Reputation: 1312
I have the following pipeline:
from sklearn.pipeline import Pipeline
pipeline = Pipeline([
("kmeans", KMeans(n_clusters=50)),
("log_reg", LogisticRegression()),
])
pipeline.fit(X_train, y_train)
And I want to access the kmeans
's labels (or any other metric of Kmeans
). I don't how. I tried print(kmeans.labels_)
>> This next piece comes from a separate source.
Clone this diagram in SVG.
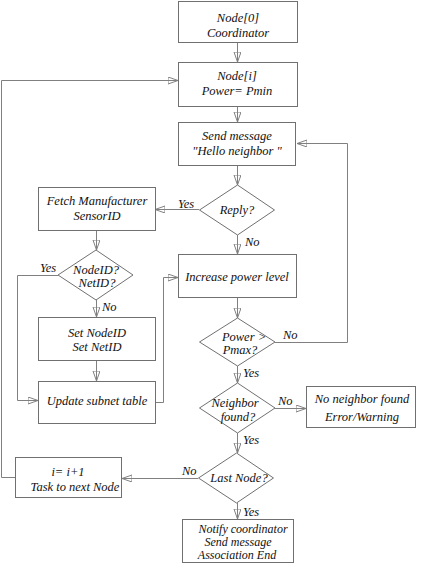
<svg xmlns="http://www.w3.org/2000/svg" width="424" height="564" viewBox="0 0 424 564">
<style>
.box{fill:#fff;stroke:#707070;stroke-width:1}
.dia{fill:#fff;stroke:#707070;stroke-width:1}
.ln{fill:none;stroke:#808080;stroke-width:1;marker-end:url(#arr)}
text{font-family:"Liberation Serif","DejaVu Serif","Times New Roman",serif;font-style:italic;font-size:12.5px;fill:#111;text-anchor:middle}
.lbl{text-anchor:start}
.sm{font-size:12px}
</style>
<defs>
<marker id="arr" markerWidth="12" markerHeight="9" refX="10" refY="3.5" orient="auto" markerUnits="userSpaceOnUse">
<path d="M0,0 L10,3.5 L0,7 Z" fill="none" stroke="#808080" stroke-width="1"/>
</marker>
</defs>
<g id="connectors">
<line class="ln" x1="237.5" y1="43" x2="237.5" y2="62"/>
<line class="ln" x1="237.5" y1="107" x2="237.5" y2="122"/>
<line class="ln" x1="237.5" y1="166" x2="237.5" y2="185"/>
<line class="ln" x1="237.5" y1="235" x2="237.5" y2="254"/>
<line class="ln" x1="237.5" y1="298" x2="237.5" y2="318"/>
<line class="ln" x1="237.5" y1="366" x2="237.5" y2="383"/>
<line class="ln" x1="237.5" y1="433" x2="237.5" y2="453"/>
<line class="ln" x1="237.5" y1="503" x2="237.5" y2="519"/>
<line class="ln" x1="96.5" y1="231" x2="96.5" y2="250"/>
<line class="ln" x1="96.5" y1="300" x2="96.5" y2="317"/>
<line class="ln" x1="96.5" y1="361" x2="96.5" y2="381"/>
<line class="ln" x1="199" y1="209.5" x2="155" y2="209.5"/>
<polyline class="ln" points="58,275.5 17.5,275.5 17.5,400.5 38,400.5"/>
<polyline class="ln" points="155,402.5 163.5,402.5 163.5,277.5 178,277.5"/>
<polyline class="ln" points="275,342.5 347.5,342.5 347.5,143.5 297,143.5"/>
<line class="ln" x1="275" y1="408.5" x2="306" y2="408.5"/>
<line class="ln" x1="198" y1="478.5" x2="122" y2="478.5"/>
<polyline class="ln" points="15,477.5 1.5,477.5 1.5,80.5 178,80.5"/>
<text class="lbl" x="178" y="208">Yes</text>
<text class="lbl" x="245" y="246">No</text>
<text class="lbl" x="40" y="272">Yes</text>
<text class="lbl" x="102" y="311">No</text>
<text class="lbl" x="283" y="339">No</text>
<text class="lbl" x="243" y="377">Yes</text>
<text class="lbl" x="278" y="405">No</text>
<text class="lbl" x="243" y="444">Yes</text>
<text class="lbl" x="182" y="475">No</text>
<text class="lbl" x="243" y="516">Yes</text>
</g>
<g id="node0"><rect class="box" x="178.5" y="1.5" width="119" height="41"/><text x="238" y="22">Node[0]</text><text x="238" y="37">Coordinator</text></g>
<g id="nodei"><rect class="box" x="178.5" y="62.5" width="119" height="44"/><text x="237" y="80">Node[i]</text><text x="237" y="95">Power= Pmin</text></g>
<g id="send"><rect class="box" x="178.5" y="122.5" width="117" height="43"/><text x="237" y="140">Send message</text><text x="237" y="155">"Hello neighbor "</text></g>
<g id="reply"><polygon class="dia" points="237.5,185 274.5,210 237.5,235 199.5,210"/><text x="237" y="214">Reply?</text></g>
<g id="fetch"><rect class="box" x="38.5" y="187.5" width="117" height="43"/><text x="97" y="205">Fetch Manufacturer</text><text x="97" y="220">SensorID</text></g>
<g id="nodeid"><polygon class="dia" points="96,250 133,275 96,300 58,275"/><text x="96" y="274">NodeID?</text><text x="97" y="287">NetID?</text></g>
<g id="increase"><rect class="box" x="178.5" y="254.5" width="118" height="43"/><text x="237" y="281">Increase power level</text></g>
<g id="setid"><rect class="box" x="38.5" y="317.5" width="117" height="43"/><text x="97" y="337">Set NodeID</text><text x="97" y="351">Set NetID</text></g>
<g id="update"><rect class="box" x="38.5" y="381.5" width="117" height="42"/><text x="97" y="405">Update subnet table</text></g>
<g id="power"><polygon class="dia" points="237.5,318 275,342 237.5,366 199.5,342"/><text x="244" y="341">Power &gt;</text><text x="240" y="354">Pmax?</text></g>
<g id="neighbor"><polygon class="dia" points="237.5,383 275,408 237.5,433 199.5,408"/><text x="235" y="407">Neighbor</text><text x="238" y="421">found?</text></g>
<g id="noneighbor"><rect class="box" x="306.5" y="386.5" width="109" height="41"/><text x="362" y="403">No neighbor found</text><text x="362" y="421">Error/Warning</text></g>
<g id="last"><polygon class="dia" points="236.5,453 273.5,478 236.5,503 198.5,478"/><text x="239" y="482">Last Node?</text></g>
<g id="inext"><rect class="box" x="15.5" y="457.5" width="106" height="40"/><text x="68" y="476">i= i+1</text><text x="75" y="491">Task to next Node</text></g>
<g id="notify"><rect class="box" x="182.5" y="519.5" width="111" height="43"/><text class="sm" x="243" y="533">Notify coordinator</text><text class="sm" x="238" y="545.5">Send message</text><text class="sm" x="237" y="559">Association End</text></g>
</svg>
or even print(pipeline.labels_)
, but this doesn't work, and I get error that the variables are undefined. How can I access results of a particular stage in pipeline
?
Upvotes: 1
Views: 1728
Reputation: 16966
With latest version (0.21.2) of sklearn, you could use __getitem__
of pipeline to index steps.
from sklearn.datasets import samples_generator
from sklearn.cluster import KMeans
from sklearn.linear_model import LogisticRegression
from sklearn.pipeline import Pipeline
# generate some data to play with
X, y = samples_generator.make_classification(
n_informative=5, n_redundant=0, random_state=42)
pipeline = Pipeline([
("kmeans", KMeans(n_clusters=50)),
("log_reg", LogisticRegression(solver='lbfgs')),
])
pipeline.fit(X, y)
pipeline['kmeans'].labels_
# array([ 2, 42, 40, 38, ...])
for previous versions, use pipeline.named_steps['kmeans']
Upvotes: 1